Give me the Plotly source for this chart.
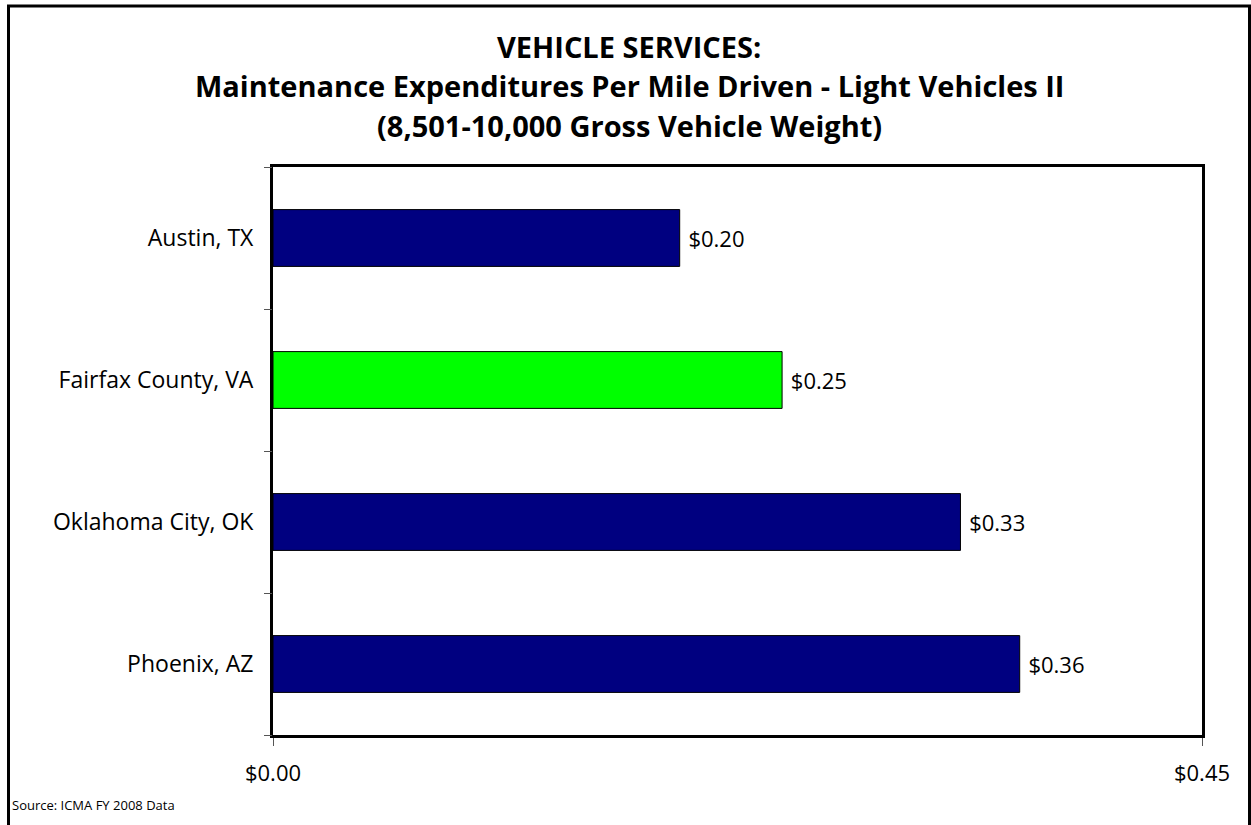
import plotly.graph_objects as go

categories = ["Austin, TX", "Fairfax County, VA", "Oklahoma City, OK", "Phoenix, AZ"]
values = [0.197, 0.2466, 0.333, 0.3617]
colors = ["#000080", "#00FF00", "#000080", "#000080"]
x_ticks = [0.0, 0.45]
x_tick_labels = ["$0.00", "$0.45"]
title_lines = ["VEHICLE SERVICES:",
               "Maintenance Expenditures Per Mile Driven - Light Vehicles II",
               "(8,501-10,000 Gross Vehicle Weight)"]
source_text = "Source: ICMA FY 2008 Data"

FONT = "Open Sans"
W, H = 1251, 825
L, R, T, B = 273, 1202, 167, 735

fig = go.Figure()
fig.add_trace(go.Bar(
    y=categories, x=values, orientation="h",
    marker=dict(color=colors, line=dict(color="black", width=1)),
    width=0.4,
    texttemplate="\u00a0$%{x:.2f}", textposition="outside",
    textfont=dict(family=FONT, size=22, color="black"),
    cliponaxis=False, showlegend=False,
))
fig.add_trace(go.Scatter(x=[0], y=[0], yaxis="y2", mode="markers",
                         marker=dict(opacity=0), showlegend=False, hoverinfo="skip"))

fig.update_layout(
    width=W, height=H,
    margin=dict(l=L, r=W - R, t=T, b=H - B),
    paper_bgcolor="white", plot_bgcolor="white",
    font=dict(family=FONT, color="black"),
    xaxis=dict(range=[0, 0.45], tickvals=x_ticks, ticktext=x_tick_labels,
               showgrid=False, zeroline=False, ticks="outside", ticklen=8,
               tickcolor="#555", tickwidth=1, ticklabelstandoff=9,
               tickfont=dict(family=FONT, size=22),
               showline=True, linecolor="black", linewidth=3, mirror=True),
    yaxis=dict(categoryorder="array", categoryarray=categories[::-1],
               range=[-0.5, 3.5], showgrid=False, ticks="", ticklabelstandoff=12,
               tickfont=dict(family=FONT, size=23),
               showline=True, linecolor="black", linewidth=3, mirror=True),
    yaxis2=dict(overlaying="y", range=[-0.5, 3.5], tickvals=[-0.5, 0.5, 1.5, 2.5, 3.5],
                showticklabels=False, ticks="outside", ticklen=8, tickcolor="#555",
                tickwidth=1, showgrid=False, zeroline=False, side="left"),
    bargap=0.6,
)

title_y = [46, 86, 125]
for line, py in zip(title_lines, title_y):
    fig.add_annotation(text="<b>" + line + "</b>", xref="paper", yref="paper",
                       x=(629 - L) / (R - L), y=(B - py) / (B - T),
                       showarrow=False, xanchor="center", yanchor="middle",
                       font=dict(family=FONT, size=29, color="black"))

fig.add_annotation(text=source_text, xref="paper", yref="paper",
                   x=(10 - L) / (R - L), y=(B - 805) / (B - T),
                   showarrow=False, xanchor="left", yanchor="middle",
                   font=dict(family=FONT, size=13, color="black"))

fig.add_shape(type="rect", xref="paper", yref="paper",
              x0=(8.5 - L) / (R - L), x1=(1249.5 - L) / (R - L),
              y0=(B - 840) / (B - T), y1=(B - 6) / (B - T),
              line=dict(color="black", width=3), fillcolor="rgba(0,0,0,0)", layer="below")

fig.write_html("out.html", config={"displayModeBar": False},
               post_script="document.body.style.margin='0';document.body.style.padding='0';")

• • • • • • •

Written request -> All of the lines above should be printed exactly, minus the pictures.

Complete output ->
Give me the Plotly source for this chart.
import plotly.graph_objects as go

categories = ["Austin, TX", "Fairfax County, VA", "Oklahoma City, OK", "Phoenix, AZ"]
values = [0.197, 0.2466, 0.333, 0.3617]
colors = ["#000080", "#00FF00", "#000080", "#000080"]
x_ticks = [0.0, 0.45]
x_tick_labels = ["$0.00", "$0.45"]
title_lines = ["VEHICLE SERVICES:",
               "Maintenance Expenditures Per Mile Driven - Light Vehicles II",
               "(8,501-10,000 Gross Vehicle Weight)"]
source_text = "Source: ICMA FY 2008 Data"

FONT = "Open Sans"
W, H = 1251, 825
L, R, T, B = 273, 1202, 167, 735

fig = go.Figure()
fig.add_trace(go.Bar(
    y=categories, x=values, orientation="h",
    marker=dict(color=colors, line=dict(color="black", width=1)),
    width=0.4,
    texttemplate="\u00a0$%{x:.2f}", textposition="outside",
    textfont=dict(family=FONT, size=22, color="black"),
    cliponaxis=False, showlegend=False,
))
fig.add_trace(go.Scatter(x=[0], y=[0], yaxis="y2", mode="markers",
                         marker=dict(opacity=0), showlegend=False, hoverinfo="skip"))

fig.update_layout(
    width=W, height=H,
    margin=dict(l=L, r=W - R, t=T, b=H - B),
    paper_bgcolor="white", plot_bgcolor="white",
    font=dict(family=FONT, color="black"),
    xaxis=dict(range=[0, 0.45], tickvals=x_ticks, ticktext=x_tick_labels,
               showgrid=False, zeroline=False, ticks="outside", ticklen=8,
               tickcolor="#555", tickwidth=1, ticklabelstandoff=9,
               tickfont=dict(family=FONT, size=22),
               showline=True, linecolor="black", linewidth=3, mirror=True),
    yaxis=dict(categoryorder="array", categoryarray=categories[::-1],
               range=[-0.5, 3.5], showgrid=False, ticks="", ticklabelstandoff=12,
               tickfont=dict(family=FONT, size=23),
               showline=True, linecolor="black", linewidth=3, mirror=True),
    yaxis2=dict(overlaying="y", range=[-0.5, 3.5], tickvals=[-0.5, 0.5, 1.5, 2.5, 3.5],
                showticklabels=False, ticks="outside", ticklen=8, tickcolor="#555",
                tickwidth=1, showgrid=False, zeroline=False, side="left"),
    bargap=0.6,
)

title_y = [46, 86, 125]
for line, py in zip(title_lines, title_y):
    fig.add_annotation(text="<b>" + line + "</b>", xref="paper", yref="paper",
                       x=(629 - L) / (R - L), y=(B - py) / (B - T),
                       showarrow=False, xanchor="center", yanchor="middle",
                       font=dict(family=FONT, size=29, color="black"))

fig.add_annotation(text=source_text, xref="paper", yref="paper",
                   x=(10 - L) / (R - L), y=(B - 805) / (B - T),
                   showarrow=False, xanchor="left", yanchor="middle",
                   font=dict(family=FONT, size=13, color="black"))

fig.add_shape(type="rect", xref="paper", yref="paper",
              x0=(8.5 - L) / (R - L), x1=(1249.5 - L) / (R - L),
              y0=(B - 840) / (B - T), y1=(B - 6) / (B - T),
              line=dict(color="black", width=3), fillcolor="rgba(0,0,0,0)", layer="below")

fig.write_html("out.html", config={"displayModeBar": False},
               post_script="document.body.style.margin='0';document.body.style.padding='0';")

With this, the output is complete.